== Supplied records
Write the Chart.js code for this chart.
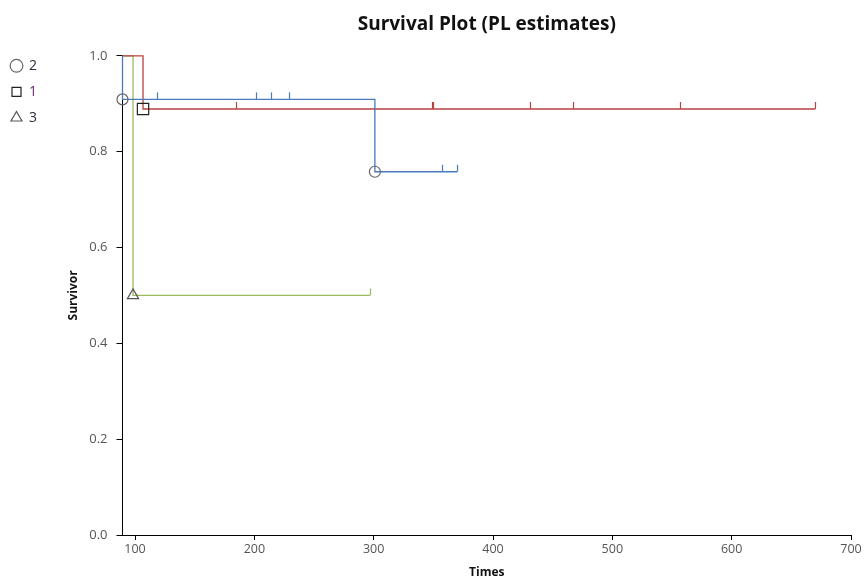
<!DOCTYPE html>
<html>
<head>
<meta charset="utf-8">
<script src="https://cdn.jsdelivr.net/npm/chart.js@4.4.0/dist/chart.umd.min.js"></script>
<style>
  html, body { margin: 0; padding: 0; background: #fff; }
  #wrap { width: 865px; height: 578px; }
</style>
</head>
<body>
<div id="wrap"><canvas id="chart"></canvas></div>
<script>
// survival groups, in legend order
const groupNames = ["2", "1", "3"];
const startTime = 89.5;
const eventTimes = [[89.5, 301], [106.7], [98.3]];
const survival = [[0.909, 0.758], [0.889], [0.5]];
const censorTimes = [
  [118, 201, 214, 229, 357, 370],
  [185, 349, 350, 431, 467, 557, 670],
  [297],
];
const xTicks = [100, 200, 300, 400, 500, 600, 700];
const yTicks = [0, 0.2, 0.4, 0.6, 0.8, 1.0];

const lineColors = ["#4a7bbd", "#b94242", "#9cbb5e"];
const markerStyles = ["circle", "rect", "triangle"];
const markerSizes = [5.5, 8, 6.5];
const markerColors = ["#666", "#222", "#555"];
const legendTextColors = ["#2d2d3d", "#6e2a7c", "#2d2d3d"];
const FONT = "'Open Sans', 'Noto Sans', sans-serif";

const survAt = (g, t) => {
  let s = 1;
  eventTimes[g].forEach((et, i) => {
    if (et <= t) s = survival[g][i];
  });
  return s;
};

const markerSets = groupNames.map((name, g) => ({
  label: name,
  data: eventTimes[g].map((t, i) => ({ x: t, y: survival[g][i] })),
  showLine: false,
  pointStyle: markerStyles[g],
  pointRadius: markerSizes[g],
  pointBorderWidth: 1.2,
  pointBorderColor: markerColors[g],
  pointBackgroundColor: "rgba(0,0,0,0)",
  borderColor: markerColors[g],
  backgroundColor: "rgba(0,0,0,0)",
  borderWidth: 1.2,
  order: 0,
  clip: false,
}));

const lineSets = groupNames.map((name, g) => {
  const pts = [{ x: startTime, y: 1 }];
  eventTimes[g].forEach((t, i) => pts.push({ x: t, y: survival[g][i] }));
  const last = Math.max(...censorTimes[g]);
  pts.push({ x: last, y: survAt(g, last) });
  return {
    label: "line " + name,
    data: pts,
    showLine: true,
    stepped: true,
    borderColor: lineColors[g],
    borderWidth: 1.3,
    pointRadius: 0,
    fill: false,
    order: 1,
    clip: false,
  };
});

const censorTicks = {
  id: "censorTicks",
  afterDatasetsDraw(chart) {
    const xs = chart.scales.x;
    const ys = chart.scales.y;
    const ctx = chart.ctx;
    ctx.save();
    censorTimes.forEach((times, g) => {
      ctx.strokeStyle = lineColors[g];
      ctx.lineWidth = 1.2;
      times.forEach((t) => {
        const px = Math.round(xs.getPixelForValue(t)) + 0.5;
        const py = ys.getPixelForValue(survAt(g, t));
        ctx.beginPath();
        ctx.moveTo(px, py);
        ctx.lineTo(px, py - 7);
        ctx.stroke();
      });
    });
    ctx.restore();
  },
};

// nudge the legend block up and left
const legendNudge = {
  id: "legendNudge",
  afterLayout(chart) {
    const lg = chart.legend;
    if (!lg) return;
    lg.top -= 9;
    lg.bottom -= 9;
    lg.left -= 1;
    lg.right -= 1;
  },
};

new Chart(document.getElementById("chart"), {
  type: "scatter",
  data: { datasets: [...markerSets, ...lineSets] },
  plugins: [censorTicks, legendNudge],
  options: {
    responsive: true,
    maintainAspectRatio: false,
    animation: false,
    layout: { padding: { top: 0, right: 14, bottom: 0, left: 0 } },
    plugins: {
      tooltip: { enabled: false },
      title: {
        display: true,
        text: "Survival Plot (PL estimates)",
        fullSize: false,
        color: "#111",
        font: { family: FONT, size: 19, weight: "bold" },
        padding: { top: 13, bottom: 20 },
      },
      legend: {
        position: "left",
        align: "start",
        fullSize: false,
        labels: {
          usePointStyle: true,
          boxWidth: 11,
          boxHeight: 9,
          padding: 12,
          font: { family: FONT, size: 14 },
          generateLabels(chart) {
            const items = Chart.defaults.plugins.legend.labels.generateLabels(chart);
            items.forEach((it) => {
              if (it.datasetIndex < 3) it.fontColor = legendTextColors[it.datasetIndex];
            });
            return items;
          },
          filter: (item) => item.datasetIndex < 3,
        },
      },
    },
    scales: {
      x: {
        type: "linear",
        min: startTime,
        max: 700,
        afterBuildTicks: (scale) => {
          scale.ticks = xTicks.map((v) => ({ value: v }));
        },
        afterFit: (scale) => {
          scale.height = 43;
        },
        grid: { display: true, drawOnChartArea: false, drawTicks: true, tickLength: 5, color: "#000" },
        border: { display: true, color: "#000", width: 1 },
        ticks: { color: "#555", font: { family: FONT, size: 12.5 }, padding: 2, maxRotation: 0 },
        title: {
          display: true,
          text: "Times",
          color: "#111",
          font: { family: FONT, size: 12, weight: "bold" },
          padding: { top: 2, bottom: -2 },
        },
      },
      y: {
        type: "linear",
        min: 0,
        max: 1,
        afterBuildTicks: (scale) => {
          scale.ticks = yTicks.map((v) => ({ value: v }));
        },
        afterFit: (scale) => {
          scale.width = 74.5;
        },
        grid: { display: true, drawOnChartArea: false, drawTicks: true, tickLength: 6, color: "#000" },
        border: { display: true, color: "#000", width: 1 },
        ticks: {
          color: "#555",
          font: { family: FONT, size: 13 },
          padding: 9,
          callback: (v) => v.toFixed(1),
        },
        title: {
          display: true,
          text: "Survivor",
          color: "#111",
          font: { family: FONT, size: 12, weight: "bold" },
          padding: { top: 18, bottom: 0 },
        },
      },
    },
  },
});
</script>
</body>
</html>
====
== Supplied records
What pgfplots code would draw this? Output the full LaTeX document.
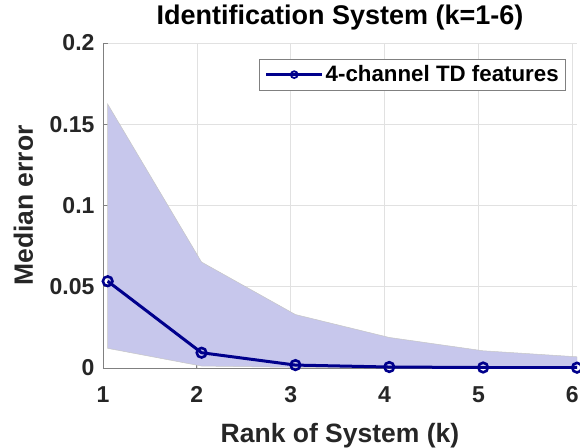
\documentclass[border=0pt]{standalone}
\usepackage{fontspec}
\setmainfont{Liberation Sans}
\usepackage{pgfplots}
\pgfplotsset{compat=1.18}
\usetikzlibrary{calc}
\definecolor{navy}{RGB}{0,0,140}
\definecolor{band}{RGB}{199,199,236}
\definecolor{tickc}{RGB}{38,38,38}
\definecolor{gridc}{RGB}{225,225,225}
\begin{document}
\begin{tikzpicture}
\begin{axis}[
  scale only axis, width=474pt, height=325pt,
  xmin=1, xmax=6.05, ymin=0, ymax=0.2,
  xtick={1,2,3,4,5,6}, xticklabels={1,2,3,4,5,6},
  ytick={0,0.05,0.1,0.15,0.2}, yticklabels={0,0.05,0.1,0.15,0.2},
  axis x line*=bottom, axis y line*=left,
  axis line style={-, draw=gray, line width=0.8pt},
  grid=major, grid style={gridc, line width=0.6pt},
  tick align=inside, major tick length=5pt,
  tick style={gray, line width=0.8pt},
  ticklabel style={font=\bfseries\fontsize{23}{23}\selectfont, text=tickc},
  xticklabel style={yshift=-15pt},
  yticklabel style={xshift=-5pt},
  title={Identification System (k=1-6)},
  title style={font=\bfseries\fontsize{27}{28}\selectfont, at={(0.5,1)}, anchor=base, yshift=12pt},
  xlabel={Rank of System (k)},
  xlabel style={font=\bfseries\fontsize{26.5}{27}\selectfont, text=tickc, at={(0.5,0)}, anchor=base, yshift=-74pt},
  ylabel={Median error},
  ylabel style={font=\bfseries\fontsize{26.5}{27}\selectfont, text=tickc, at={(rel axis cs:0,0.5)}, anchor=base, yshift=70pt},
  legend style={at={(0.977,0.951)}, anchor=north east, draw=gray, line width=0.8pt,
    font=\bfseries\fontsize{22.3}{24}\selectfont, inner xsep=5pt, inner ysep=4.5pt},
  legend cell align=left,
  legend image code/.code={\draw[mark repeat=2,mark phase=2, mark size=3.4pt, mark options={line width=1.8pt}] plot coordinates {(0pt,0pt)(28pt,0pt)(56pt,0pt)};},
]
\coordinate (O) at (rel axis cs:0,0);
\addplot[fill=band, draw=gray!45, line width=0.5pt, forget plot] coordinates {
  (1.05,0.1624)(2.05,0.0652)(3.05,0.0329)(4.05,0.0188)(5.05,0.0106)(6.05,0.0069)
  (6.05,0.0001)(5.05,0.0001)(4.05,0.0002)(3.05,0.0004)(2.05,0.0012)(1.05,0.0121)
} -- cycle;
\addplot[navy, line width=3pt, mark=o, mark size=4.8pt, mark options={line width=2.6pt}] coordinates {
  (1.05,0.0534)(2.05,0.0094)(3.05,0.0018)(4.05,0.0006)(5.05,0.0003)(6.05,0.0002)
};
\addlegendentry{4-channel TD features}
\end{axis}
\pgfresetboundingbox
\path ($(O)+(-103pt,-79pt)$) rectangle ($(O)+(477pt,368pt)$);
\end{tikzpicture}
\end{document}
====
== Supplied records
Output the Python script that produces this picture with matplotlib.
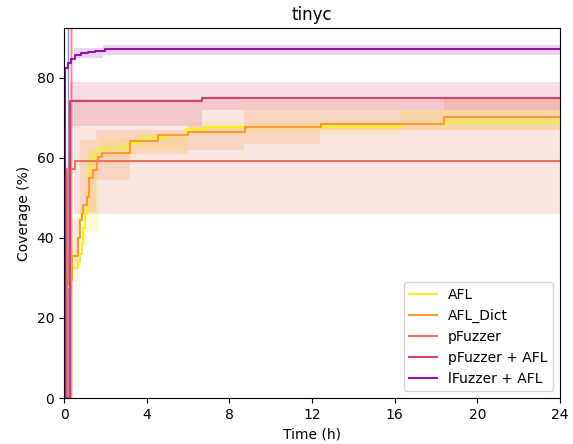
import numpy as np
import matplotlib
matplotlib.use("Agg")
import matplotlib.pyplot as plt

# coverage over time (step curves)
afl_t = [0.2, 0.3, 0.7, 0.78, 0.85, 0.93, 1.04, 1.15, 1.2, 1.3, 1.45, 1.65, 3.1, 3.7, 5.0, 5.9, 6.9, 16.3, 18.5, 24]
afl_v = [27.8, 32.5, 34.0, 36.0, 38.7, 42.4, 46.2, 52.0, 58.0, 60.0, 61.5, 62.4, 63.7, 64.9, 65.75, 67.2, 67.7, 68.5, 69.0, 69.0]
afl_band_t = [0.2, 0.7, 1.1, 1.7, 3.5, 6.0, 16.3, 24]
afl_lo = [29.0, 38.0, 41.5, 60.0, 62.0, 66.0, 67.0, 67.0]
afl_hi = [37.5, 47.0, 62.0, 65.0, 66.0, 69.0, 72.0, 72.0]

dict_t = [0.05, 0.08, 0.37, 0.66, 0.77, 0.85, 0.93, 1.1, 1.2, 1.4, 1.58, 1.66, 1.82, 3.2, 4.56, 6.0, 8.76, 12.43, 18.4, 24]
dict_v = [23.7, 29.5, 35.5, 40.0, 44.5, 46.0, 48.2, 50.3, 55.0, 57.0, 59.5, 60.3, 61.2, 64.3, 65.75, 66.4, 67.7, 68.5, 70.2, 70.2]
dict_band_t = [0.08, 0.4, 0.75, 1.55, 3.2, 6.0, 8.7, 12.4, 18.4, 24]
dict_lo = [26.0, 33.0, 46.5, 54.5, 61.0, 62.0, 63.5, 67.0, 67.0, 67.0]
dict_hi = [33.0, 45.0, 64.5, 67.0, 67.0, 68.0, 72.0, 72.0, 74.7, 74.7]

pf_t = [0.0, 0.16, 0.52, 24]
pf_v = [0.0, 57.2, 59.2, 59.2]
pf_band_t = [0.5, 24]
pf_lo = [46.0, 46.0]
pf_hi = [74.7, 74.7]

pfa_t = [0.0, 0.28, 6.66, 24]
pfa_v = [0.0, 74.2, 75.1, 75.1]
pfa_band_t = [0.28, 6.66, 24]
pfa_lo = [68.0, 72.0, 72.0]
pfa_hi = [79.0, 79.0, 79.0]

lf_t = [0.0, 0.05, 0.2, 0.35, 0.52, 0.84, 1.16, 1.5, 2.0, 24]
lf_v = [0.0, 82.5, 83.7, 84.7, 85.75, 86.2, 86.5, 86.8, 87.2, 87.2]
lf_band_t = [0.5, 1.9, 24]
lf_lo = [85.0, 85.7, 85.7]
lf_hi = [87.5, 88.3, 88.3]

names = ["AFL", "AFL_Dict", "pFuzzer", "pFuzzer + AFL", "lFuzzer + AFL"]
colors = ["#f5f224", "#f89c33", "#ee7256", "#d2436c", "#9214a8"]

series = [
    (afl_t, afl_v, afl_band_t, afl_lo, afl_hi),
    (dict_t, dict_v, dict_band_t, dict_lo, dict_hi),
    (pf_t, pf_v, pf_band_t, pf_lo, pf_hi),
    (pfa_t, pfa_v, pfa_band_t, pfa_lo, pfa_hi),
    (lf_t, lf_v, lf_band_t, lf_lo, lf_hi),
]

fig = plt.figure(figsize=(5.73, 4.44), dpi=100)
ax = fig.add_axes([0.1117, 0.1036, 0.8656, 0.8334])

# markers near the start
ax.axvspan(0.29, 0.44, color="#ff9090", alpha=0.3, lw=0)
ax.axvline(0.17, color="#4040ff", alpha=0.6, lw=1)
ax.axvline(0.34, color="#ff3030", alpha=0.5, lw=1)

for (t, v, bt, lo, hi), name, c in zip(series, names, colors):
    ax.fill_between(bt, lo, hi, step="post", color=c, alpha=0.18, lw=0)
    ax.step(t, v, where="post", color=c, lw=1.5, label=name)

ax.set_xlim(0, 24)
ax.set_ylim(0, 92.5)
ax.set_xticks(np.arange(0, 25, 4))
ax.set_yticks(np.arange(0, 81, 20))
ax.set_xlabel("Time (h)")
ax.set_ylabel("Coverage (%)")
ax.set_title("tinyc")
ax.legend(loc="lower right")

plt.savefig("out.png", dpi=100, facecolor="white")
====
Transcribe, leaving out pictures, each line from the one containing "Output the Python" through the one containing "import matplotlib.pyplot as plt".

Output the Python script that produces this picture with matplotlib.
import numpy as np
import matplotlib
matplotlib.use("Agg")
import matplotlib.pyplot as plt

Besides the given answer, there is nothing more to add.